Reportedly, residential electricity consumption, in relation to overall electricity consumption, is relatively high in Spain. The analysts conclude that the measures taken in the residential sector will have a bigger impact than in the Netherlands, for example.
EcoSynergies also explains that, according to its information, the grids in Andalusia and Catalonia have greater idle capacities. Depending on medium, or low-voltage sections of the grid, and cables or transformer stations, the overcapacity in these regions would be within the 1-6% margin, referring to a Flexnet study.
Meanwhile, grid infrastructure investments could be as low as €2/MWh.

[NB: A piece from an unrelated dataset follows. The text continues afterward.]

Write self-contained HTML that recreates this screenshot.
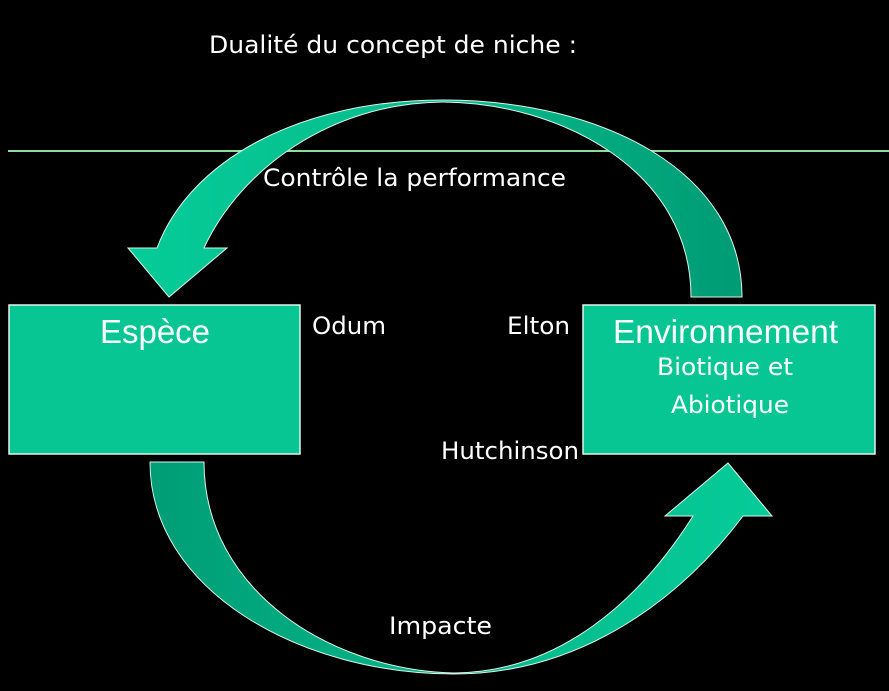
<!DOCTYPE html>
<html><head><meta charset="utf-8"><style>
html,body{margin:0;padding:0;background:#000;width:889px;height:691px;overflow:hidden}
svg{display:block}
</style></head><body>
<svg width="889" height="691" viewBox="0 0 889 691" xmlns="http://www.w3.org/2000/svg">
<defs>
<linearGradient id="g1" x1="0" y1="0" x2="1" y2="0">
<stop offset="0" stop-color="#05cc98"/><stop offset="0.5" stop-color="#06bb8c"/><stop offset="1" stop-color="#009b74"/>
</linearGradient>
<linearGradient id="g2" x1="0" y1="0" x2="1" y2="0">
<stop offset="0" stop-color="#009d76"/><stop offset="0.5" stop-color="#04b88a"/><stop offset="1" stop-color="#05cc98"/>
</linearGradient>
</defs>
<rect width="889" height="691" fill="#000"/>
<text x="209" y="53" font-family="DejaVu Sans Condensed, DejaVu Sans, sans-serif" font-size="24" fill="#fff" textLength="368" lengthAdjust="spacingAndGlyphs">Dualité du concept de niche :</text>
<line x1="8" y1="151" x2="889" y2="151" stroke="#8fdc9c" stroke-width="2"/>
<path d="M742,297 C742,170 600,100 443,100 C300,100 190,160 157,248 L128,248 L169,297 L227,248 L204,248 C240,170 330,103 443,102 C560,103 691,170 691,297 Z" fill="url(#g1)" stroke="#d8f5ea" stroke-width="1"/>
<path d="M150,462 C150,590 300,674 454,674 C580,674 680,600 743,516 L772,516 L728,463 L665,516 L693,516 C640,600 560,672 454,673 C330,670 204,590 204,462 Z" fill="url(#g2)" stroke="#d8f5ea" stroke-width="1"/>
<text x="263" y="186" font-family="DejaVu Sans Condensed, DejaVu Sans, sans-serif" font-size="24" fill="#fff" textLength="303" lengthAdjust="spacingAndGlyphs">Contrôle la performance</text>
<rect x="9" y="305" width="291" height="149" fill="#07c693" stroke="#e0f5ec" stroke-width="1.5"/>
<rect x="583" y="305" width="292" height="149" fill="#07c693" stroke="#e0f5ec" stroke-width="1.5"/>
<text x="100" y="343" font-family="Liberation Sans, sans-serif" font-size="33" fill="#fff" textLength="110" lengthAdjust="spacingAndGlyphs">Espèce</text>
<text x="613" y="343" font-family="Liberation Sans, sans-serif" font-size="33" fill="#fff" textLength="225" lengthAdjust="spacingAndGlyphs">Environnement</text>
<text x="657" y="375" font-family="DejaVu Sans Condensed, DejaVu Sans, sans-serif" font-size="24" fill="#fff" textLength="136" lengthAdjust="spacingAndGlyphs">Biotique et</text>
<text x="671" y="413" font-family="DejaVu Sans Condensed, DejaVu Sans, sans-serif" font-size="24" fill="#fff" textLength="118" lengthAdjust="spacingAndGlyphs">Abiotique</text>
<text x="312" y="334" font-family="DejaVu Sans Condensed, DejaVu Sans, sans-serif" font-size="24" fill="#fff" textLength="74" lengthAdjust="spacingAndGlyphs">Odum</text>
<text x="507" y="334" font-family="DejaVu Sans Condensed, DejaVu Sans, sans-serif" font-size="24" fill="#fff" textLength="63" lengthAdjust="spacingAndGlyphs">Elton</text>
<text x="441" y="459" font-family="DejaVu Sans Condensed, DejaVu Sans, sans-serif" font-size="24" fill="#fff" textLength="138" lengthAdjust="spacingAndGlyphs">Hutchinson</text>
<text x="389" y="634" font-family="DejaVu Sans Condensed, DejaVu Sans, sans-serif" font-size="24" fill="#fff" textLength="103" lengthAdjust="spacingAndGlyphs">Impacte</text>
</svg>
</body></html>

In Andalusia, for example, the upfront investment necessary to prepare the distribution and transmission system for the higher share in distributed solar PV would be around €410 million, with an additional €5.1 million for O&M. In Catalonia, the analysts estimate that the needed investments would be around €360 million.
Grid infrastructure investments have been a buzzword in renewable energy development, as variable renewable energy sources require the grid to compensate for high fluctuations and transmit energy over long distances, to make up for regional production bottlenecks.
Spain, in particular, had until recently, a relatively isolated grid, with low interconnector capacity to France and Portugal. Earlier this year, a high-level meeting under the auspices of EU-Commissioner for Climate Action and Energy, Miguel Arias Cañete, resulted in an agreement to develop significant interconnector capacity, thus allowing for closer integration into the European energy market.